Friday, October 30, 2009
Arrests journalists, activists in crackdown
Myanmar authorities have arrested up to 50 people including journalists, political activists and students in a security crackdown this month in its biggest city, a Thailand-based human rights group said on Friday.
The arrests include 10 journalists along with a number of opponents to Myanmar's ruling military junta, said Bo Kyi, co-founder of the Assistance Association for Political Prisoners, a group of former detainees who track those behind bars.
"It's not clear why they were arrested.

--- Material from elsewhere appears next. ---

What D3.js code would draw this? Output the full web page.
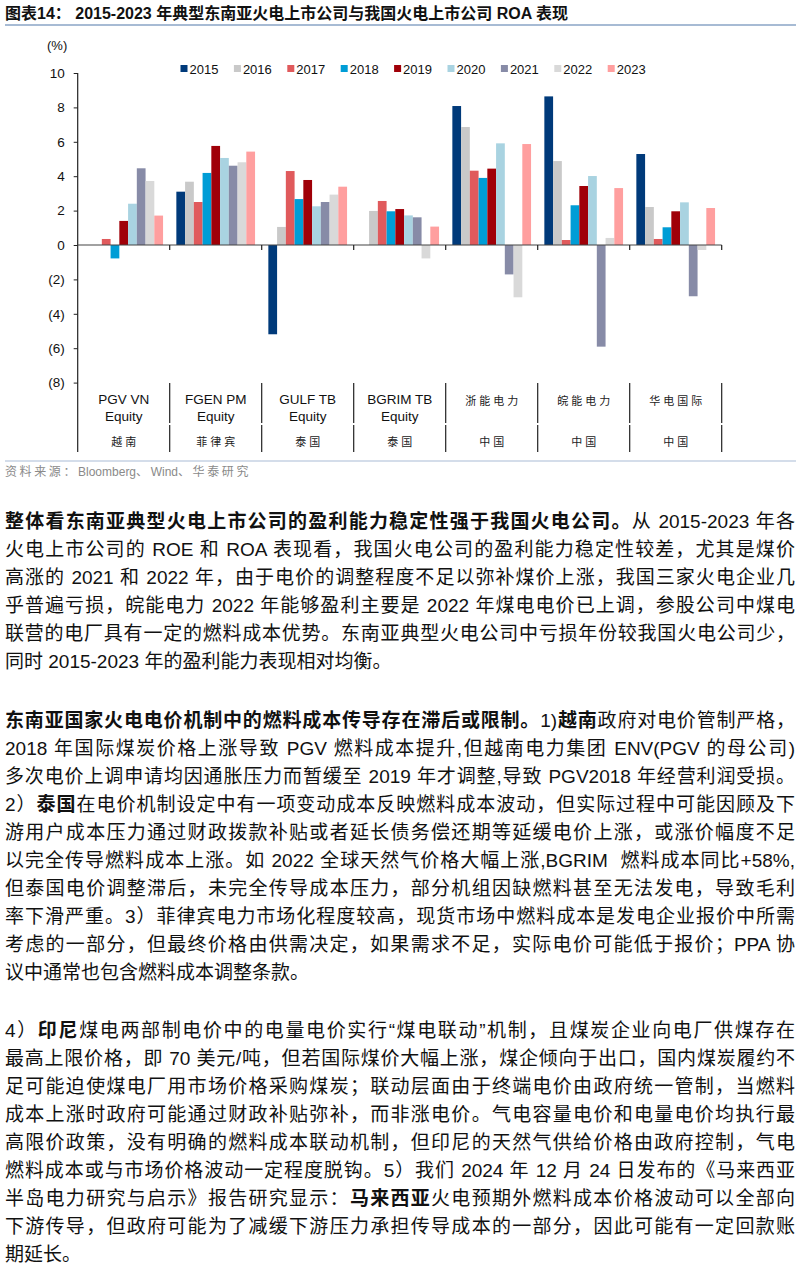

Their families were not given an explanation," said Bo Kyi.
Witnesses said the arrests coincide with a tightening of security across Yangon in recent days with a larger police presence on streets, more security check-points, police car-searches and tougher security at Buddhist monasteries.
Two years ago, the junta suspected monks of coordinating the biggest pro-democracy protests in 20 years, leading to a crackdown in which at least 31 people were killed.
At least seven people including two journalists were arrested by police and military intelligence officials at their homes around midnight on Tuesday, family and friends told Reuters.
They included Thant Zin Soe, an editor of local private weekly magazine, and Paing Soe Oo, a freelance reporter. The other five are university students in Yangon.
The seven are members of "Linlat Kyei," a group which helps survivors of last year's Cyclone Nargis, which killed nearly 140,000 people.
"We just don't know why they were arrested and their present whereabouts," said one source in Yangon, who asked not to be identified in fear of reprisals.
New York-based press watchdog the Committee to Protect Journalists condemned Paing Soe Oo's arrest and called for his immediate release, saying his arrest undermined the former Burma's claims of moving toward democracy.
"Burma's military government claims to be moving toward democracy, yet it continues to routinely arrest and detain journalists," Shawn Crispin, the group's senior Southeast Asia representative, said in a statement.
The crackdown comes ahead of a U.S. fact-finding delegation expected soon in Myanmar as part of an exploratory dialogue with the junta following the Obama administration's announcement in September it would pursue deeper engagement with Myanmar's military rulers to try to spur democratic reform.
New elections are scheduled for next year under the final stages of a seven-step "roadmap to democracy" drawn up by the junta. A new constitution guaranteeing the army control of the country was passed in a heavily criticized referendum last year.